The Value of Goodwill to Your Small Business


Is Business Goodwill something a small business owner should be concerned with?  I would say, without hesitation, absolutely yes.  Not only does it add to the value of your business but if used appropriately, it becomes part of a tool to manage your business.

Most Accountants define Goodwill as a part of your business value that is above what your normally identifiable assets are.  When calculated it is simply a subtraction of fair market value of the business’s tangible assets from the total business value. An Economist would look at Goodwill as the value of business earnings that exceed the return on all other business assets.  The International Glossary of Business Valuation Terms defines goodwill as “that intangible asset arising as a result of name, reputation, customer loyalty, location, products, and similar factors not separately identified.”  The latter is the definition I use.

One major component of business goodwill is the value derived from repeat customers.  Achieving strong customer retention rates is a critical component of any business’s success and should be a measured and monitored business function.  If the business isn’t retaining its customers then obviously the business is not sustainable, as customer sustainability is important to revenue stability.  Simply focusing on sales is not sufficient, the business must focus on revenue from new sales and revenue from retained customers.  The combined force of sales to new first-time customers and sales to existing customers is essential to business growth and survival.  If either one slips, the business will most likely flounder or fail.

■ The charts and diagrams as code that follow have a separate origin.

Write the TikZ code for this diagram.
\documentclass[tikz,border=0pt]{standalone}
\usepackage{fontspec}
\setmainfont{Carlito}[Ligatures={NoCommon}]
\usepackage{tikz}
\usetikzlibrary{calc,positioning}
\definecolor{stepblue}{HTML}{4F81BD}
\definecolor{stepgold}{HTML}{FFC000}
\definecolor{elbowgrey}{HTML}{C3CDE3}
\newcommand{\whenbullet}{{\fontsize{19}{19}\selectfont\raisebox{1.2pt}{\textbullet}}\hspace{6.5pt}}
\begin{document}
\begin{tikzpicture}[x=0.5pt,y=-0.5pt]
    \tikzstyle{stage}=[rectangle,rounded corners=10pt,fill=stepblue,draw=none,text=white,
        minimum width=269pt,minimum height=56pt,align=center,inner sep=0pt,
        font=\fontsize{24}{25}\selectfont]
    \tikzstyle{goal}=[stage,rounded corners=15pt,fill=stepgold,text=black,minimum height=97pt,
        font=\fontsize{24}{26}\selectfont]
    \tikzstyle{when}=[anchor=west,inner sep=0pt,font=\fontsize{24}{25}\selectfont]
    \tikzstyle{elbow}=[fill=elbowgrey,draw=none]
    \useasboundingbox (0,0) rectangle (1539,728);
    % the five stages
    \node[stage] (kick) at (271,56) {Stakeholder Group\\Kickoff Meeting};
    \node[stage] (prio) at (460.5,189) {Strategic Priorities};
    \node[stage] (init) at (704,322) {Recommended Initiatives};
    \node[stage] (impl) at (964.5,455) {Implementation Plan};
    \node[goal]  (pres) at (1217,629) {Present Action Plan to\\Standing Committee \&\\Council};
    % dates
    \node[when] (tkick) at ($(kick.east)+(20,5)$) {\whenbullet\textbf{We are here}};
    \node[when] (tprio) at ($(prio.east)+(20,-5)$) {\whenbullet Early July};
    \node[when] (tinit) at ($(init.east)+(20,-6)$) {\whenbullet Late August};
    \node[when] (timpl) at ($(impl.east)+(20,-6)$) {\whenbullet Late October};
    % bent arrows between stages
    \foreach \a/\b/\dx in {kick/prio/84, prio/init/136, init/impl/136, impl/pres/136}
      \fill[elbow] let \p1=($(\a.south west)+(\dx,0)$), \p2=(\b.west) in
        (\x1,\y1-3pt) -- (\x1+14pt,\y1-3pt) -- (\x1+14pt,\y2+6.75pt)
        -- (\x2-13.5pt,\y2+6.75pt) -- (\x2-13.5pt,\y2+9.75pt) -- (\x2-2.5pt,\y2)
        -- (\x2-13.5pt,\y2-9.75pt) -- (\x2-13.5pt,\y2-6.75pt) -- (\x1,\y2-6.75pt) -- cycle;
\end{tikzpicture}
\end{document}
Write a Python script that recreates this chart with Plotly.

As a result, the economic value of customer retention, and the corresponding strategic value of customer service, is a large component of determining business goodwill. 

Calculating business goodwill is normally done in any one of three different ways:

The simplest method is using average profits.  The business owner simply averages profits over a selected period of time, then multiplies that average by the number of years considered.  While the most common of ways to calculate business good will, it requires manipulation of the profit and loss calculations before determining average profit and business goodwill.

Another method is the Super Profit method.  This is nothing more than using the profits earned over normal profits.  So if your average profits in your Small Business is $100,000 and this year you earn $125,000, then your good will is $50,000.

The third method is a bit more complex and involves capitalizing profits.  This involves using either the average profit, super profits, assets, liabilities and a normal rate of return on investments.  In short, this method determines goodwill as the difference between a normal rate of return and the current rate of return for the business.

When I work with Small Business Owners in growing their business, improving profitability, achieving lending eligibility and so on, I use a hybrid that considers some of the issues above but mostly focuses on the actual value of new and existing clients.  Through my method, I determine the economic value to the business, of its customers.  Ultimately this calculation considers the time value of customers over a defined period and matched to revenue from those customers, to determine a dollar value for goodwill.  This calculation also allows us to determine the rate of erosion or growth of that economic value.

While not the defining metric of a business valuation, Goodwill, when factored with assets and liabilities, determines an overall economic value for the business owner.  When these calculations are interpreted by the business owner, they can assess where they need to focus their efforts, initially, to improve business value.  Consequently, the use of goodwill becomes a significant tool for the business owner to use in growing their business.

I would encourage all Small Business owners to pay attention to the economic value of Goodwill to their business.  Understanding this creates significant value added for your business while providing you with a strong tool for ensuring business stability and growth.